Shelter Cove is a strange little town with no apparent downtown area. There is a lot of new-homes construction and houses seem to be sprouting randomly around the airstrip that is right in the middle of town. Next to the strip is an RV park and its convenience store makes a tasty fish and chip basket.

After a few days in the King Range (highly recommended for hiking and camping) we went off to decompress to Eureka. On the way there we stopped at the Benbow Inn because it was recommended on this board. It was an in-between-meals time and we did not eat there but looked around. Very cozy and relaxing lobby with lots of relics, memorabilia and photos to look at. The restaurant looks very nice. The menu is quite expensive (entrees in the upper twenties) and the wine list looked good but overpriced.

We wanted to eat at the Larrupin Cafe in Trinidad but unfortunately it was totally booked. We even drove out there but would have to wait a long time. The restaurant looked very enticing. The menu was expensive but looked interesting; they seem to use lots of local ingredients. The wine list contained many local wine and unlike Benbow had many fairly reasonably priced choices.

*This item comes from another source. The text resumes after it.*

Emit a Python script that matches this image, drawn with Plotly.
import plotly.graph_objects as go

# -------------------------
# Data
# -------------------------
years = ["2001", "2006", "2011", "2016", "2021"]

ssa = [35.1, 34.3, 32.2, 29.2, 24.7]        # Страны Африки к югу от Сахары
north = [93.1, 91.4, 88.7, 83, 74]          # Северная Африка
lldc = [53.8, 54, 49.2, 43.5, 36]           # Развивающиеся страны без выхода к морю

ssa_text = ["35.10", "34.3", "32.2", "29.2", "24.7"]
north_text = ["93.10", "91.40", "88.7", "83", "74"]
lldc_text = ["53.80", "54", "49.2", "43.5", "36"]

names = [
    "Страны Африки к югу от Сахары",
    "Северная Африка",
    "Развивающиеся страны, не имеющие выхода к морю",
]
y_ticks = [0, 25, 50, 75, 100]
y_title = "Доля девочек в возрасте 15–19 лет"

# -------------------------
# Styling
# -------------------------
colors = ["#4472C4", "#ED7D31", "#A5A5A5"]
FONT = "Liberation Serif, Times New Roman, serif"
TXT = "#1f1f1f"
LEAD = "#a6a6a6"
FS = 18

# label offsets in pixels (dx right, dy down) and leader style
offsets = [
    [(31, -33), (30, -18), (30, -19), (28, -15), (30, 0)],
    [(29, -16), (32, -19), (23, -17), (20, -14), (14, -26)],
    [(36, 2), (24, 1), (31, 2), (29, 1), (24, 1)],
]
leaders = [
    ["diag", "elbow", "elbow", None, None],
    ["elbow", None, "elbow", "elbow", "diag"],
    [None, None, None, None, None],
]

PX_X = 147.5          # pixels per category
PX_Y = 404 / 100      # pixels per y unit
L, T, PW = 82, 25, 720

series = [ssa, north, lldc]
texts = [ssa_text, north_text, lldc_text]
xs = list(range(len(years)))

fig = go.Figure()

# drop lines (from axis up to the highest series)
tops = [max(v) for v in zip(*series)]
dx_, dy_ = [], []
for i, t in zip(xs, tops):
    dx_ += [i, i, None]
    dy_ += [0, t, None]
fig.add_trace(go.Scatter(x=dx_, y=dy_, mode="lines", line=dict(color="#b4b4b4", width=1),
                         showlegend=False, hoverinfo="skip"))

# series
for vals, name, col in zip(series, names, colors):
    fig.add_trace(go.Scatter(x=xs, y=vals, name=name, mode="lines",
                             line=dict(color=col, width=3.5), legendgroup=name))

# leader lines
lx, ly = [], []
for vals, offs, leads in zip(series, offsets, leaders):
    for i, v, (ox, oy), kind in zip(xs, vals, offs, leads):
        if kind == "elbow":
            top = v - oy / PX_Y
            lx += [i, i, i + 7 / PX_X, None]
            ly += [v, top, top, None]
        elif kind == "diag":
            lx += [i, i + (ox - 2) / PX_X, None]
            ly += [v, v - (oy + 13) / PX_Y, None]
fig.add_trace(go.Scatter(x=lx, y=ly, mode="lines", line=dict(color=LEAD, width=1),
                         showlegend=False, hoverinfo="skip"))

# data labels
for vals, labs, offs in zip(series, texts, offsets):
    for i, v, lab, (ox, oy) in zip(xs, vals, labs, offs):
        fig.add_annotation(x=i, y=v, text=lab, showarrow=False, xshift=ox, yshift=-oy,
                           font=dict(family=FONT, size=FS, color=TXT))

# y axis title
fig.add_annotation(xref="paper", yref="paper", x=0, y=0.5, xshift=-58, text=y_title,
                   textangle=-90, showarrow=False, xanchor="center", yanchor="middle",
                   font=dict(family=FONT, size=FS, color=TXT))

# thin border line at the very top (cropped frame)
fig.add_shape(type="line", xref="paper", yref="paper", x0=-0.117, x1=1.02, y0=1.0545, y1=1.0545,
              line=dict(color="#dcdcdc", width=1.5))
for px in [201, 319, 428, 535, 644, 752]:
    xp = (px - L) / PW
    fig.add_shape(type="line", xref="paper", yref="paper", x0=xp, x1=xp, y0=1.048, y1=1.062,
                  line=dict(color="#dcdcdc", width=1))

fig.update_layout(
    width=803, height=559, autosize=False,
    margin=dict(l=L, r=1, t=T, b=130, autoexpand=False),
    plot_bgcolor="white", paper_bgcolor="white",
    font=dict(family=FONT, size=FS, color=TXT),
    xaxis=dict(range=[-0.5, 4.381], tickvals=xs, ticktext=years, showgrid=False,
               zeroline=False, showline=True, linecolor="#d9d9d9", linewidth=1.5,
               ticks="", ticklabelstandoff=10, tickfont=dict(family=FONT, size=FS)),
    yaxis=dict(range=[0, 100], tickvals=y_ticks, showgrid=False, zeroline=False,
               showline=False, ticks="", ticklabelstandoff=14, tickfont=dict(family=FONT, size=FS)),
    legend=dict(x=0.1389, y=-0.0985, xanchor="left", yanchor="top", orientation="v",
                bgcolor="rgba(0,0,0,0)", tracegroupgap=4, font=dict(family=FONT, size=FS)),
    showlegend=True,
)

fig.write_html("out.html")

We stayed one night in Eureka and by the time we went out for dinner it was late and they seem to shut down early in Eureka. So, influenced by several positive mentions on this board, we settled for the Lost Coast Brewery. It turned out to be a decent, but not great, choice. The menu is totally boring with nothing of great interest, so, on the advice of our very enthusiastic waitress, we went for the burgers. Turned out to be a good choice. The burgers were very well made with some thin-cut french fries sprinkled with some sort of garlic/oregano dust. It went very well with the beer. We had a sampler, which is a set of 10 4-oz glasses of all the beers they make ($7.50). I liked their India Pale Ale and the porter stout the best. In general, I was not too impressed with their beer. The flavors seem to be muted, compared with, say, the Fort Bragg brewery, where the beers are more intense. Also, the Fort Bragg food menu is more interesting.

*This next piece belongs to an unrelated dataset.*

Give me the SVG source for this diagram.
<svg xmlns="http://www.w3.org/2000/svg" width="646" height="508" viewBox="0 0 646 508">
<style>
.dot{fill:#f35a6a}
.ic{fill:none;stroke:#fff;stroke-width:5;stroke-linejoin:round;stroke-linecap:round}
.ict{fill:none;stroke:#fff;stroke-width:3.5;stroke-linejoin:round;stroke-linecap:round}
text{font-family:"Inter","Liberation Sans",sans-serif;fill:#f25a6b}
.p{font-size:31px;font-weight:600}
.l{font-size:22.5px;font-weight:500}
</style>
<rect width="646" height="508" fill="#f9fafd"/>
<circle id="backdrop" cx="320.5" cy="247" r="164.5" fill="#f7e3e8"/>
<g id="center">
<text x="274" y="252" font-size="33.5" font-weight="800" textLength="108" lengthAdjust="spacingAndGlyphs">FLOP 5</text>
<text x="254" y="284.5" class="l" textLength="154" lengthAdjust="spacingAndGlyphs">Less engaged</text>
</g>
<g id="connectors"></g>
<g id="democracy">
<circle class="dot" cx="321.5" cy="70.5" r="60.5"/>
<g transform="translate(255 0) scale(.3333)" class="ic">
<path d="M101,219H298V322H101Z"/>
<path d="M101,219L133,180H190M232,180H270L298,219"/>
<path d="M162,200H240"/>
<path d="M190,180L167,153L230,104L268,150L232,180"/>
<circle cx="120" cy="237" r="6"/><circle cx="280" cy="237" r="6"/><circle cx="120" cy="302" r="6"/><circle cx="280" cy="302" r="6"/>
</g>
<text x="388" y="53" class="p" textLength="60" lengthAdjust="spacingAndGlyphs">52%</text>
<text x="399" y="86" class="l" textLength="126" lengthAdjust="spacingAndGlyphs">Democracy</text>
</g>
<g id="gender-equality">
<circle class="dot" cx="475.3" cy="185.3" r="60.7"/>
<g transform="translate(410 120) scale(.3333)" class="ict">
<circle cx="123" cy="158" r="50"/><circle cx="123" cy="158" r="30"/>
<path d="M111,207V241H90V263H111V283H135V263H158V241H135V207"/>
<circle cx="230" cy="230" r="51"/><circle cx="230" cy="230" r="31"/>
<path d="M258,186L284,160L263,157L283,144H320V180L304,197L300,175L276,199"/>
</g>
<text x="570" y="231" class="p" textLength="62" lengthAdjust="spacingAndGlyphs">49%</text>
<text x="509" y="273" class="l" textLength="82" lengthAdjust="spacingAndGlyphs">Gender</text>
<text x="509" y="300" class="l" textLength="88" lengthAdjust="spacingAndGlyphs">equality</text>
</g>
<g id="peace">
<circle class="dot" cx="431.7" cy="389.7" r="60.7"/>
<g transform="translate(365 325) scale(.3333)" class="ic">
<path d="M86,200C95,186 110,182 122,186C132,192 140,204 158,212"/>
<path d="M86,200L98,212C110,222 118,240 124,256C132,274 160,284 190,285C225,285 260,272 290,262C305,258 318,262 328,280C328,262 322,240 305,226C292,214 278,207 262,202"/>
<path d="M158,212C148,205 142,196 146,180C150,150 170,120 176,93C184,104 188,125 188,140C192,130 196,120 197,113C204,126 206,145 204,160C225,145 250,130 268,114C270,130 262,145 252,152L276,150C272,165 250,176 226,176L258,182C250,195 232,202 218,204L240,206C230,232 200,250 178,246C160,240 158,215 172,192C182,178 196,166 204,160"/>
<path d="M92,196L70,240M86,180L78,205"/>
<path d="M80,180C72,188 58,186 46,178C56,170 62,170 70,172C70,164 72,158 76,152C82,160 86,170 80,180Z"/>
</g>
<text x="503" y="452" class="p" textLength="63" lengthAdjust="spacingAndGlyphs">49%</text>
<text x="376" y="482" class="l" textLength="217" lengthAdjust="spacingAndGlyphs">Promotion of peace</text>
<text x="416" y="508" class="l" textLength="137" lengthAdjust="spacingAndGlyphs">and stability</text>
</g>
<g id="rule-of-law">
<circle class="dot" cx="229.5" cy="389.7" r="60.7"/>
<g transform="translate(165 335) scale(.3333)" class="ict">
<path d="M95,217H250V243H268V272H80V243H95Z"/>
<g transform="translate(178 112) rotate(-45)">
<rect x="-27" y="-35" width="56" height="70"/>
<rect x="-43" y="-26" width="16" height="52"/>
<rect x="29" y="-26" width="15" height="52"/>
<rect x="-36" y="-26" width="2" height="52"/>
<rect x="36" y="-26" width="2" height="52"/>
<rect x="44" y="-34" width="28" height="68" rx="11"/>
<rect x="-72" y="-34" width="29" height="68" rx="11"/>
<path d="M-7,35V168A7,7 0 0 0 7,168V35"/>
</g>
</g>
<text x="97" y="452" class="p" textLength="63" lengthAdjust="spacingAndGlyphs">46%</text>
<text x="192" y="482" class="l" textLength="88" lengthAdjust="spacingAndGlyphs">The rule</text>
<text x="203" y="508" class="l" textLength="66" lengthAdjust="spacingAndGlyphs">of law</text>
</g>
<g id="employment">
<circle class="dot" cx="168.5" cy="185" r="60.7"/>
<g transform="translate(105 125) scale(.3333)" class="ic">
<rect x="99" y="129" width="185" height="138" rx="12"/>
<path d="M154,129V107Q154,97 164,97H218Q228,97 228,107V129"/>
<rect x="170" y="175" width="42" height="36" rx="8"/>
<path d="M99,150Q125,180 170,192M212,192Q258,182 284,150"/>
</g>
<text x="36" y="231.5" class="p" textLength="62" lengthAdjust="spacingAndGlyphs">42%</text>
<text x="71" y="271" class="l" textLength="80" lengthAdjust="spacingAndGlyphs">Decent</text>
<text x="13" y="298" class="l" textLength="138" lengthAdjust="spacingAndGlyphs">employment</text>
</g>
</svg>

We also drove out to Samoa (a small town on the peninsula just north of Eureka) just to look at the famous Samoa Cookhouse. One hundred plus years ago it was a cookhouse to feed all the loggers and now it's an institution. People drive out in busloads just to eat there. It seems to be one of those self-perpetuating legendary places that become famous *despite* the quality of food. To be fair, we did not eat there so maybe it's good, but it looked awful. There is no menu, just one entree a night. The night we checked it out they had ham and fried chicken for dinner (all you can eat for $14 for adults). You eat at big communal tables, sort of Basque style. We did buy a loaf of their (also famous, of course) white bread which turned out to be OK.

On the way back home, we stopped in Fortuna (about 15 miles south of Eureka) for lunch. They had their yearly rodeo event and had a gigantic barbeque going. We each got a platter with cross-rib beef (wherever on the cow that is; looked like brisket to me) that had been smoked and cooked for 18 hours over oak wood, potato salad, bread, and ice-cream. All that for $8 each and there was a lot of flavorful meat -- I was still eating it for lunch today. All this to the sounds of a very good country & western band.